Data Product tables¶
A great part of the tables in the Sidra Data Product are similar in structure and content to the ones stored in the Sidra Service. Please see the section related to Sidra Service metadata to check this. Even so, there is slight differences in certain tables or even new ones aimed at extracting the maximum functionality for the customer purposes in Data Products. Below, you can see a summary table with the existing tables for Data Products.

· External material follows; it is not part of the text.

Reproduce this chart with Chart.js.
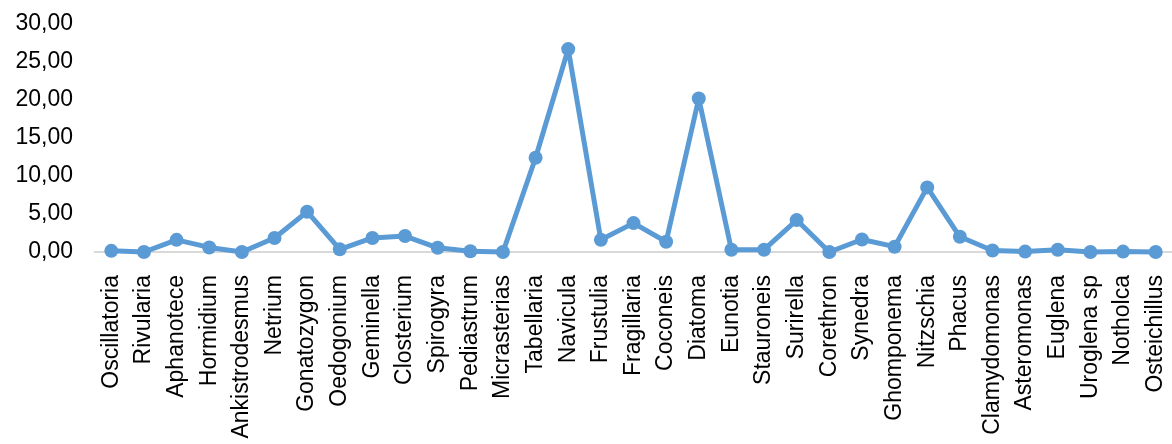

Data Products Tables | Description | Type |
---|---|---|
ActivityTemplate | More information can be checked here in Sidra Service. | Data Factory |
ActivityTemplatePipelineTemplate | Data Factory | |
Asset | More information can be checked here in Sidra Service. | Metadata |
AssetStatus | More information can be checked here in Sidra Service. | Metadata |
AssetTimeTravel | This table is populated by Sidra with the information of Time Travel provided by Client Databricks when the data | |
of the Assets is inserted in Client Databricks. | Performance | |
Attribute | More information can be checked here in Sidra Service. | Metadata |
DataFactory | More information can be checked here in Sidra Service. | Data Factory |
DataSetTemplate | More information can be checked here in Sidra Service. | Data Factory |
DataSetTemplatePipelineTemplate | More information can be checked here in Sidra Service. | Data Factory |
DataSource | More information can be checked here in Sidra Service. | Metadata |
DataSourceTemplate | More information can be checked here in Sidra Service. | Metadata |
DataSourceTemplatePipelineTemplate | More information can be checked here in Sidra Service. | Metadata |
Entity | More information can be checked here in Sidra Service. | Metadata |
EntityPipeline | This table allows to associate the same pipeline with several Entities. | Metadata |
ExtractPipelineExecution | Fill the tables with the data from Sidra Service, leaving information/activities for the stored procedure to execute them. | Data extraction |
ExtractPipelineExecutionStatus | The ExtractPipelineExecutionStatus table is a reference table to enumerate the different statuses involved along a Data Product pipeline execution. | Data extraction |
LoadProcess | Checks the status and reports about some possible error during the process. | Data loading checking |
LoadProcessTask | Gives information about the LoadProcess during some new data ingestion and its destination. | Data loading checking |
LoadStatus | Details the status adding a "Description" field | Data loading checking. |
LoadStatusEnum | Contains the different status of the loading and their definition. | Data loading checking |
Pipeline | More information can be checked here in Sidra Service. For Sidra Data Products, this table contains an ExecutionParameters field that, when filled, the pipeline will be executed by the Sync job. | Data Factory |
PipelineProvider | Relation between pipeline and Provider. | Metadata |
PipelineSyncBehaviours | For more information, please check this section. | Sync |
PipelineTemplate | More information can be checked here in Sidra Service. | Data Factory |
Provider | More information can be checked here in Sidra Service. | Metadata |
StagingConfiguration | Contains the configuration of new table names in Staging that need to be created and the queries to create these new tables. | Configuration |
TableImport | Gives the information about if the data transaction between the staging table and the Sidra Data Product has been properly done; if not, it raises an error. | Data loading checking |
Trigger | More information can be checked here in Sidra Service. | Data Factory |
TriggerPipeline | More information can be checked here in Sidra Service. | Data Factory |
TriggerTemplate | More information can be checked here in Sidra Service. | Data Factory |
PipelineTemplateType | More information can be checked here in Sidra Service. | Data Factory |
PipelineTemplateTypes | Describes the kind of used pipelines. | Data Factory |
TabularMetadata | Stores the name of tables, partition columns and views within the tabular model. | Tabular model |
TabularPartition | Stores information about the tables partitions. | Tabular model |
Measure | Stores information related with the measures used in the tabular model. | Tabular |
RoleMember | Stores the roles by user. | Tabular |
AssetTimeTravel table¶
This table is populated by Sidra with the information of Time Travel provided by Client Databricks when the data of the Assets is inserted in Client Databricks.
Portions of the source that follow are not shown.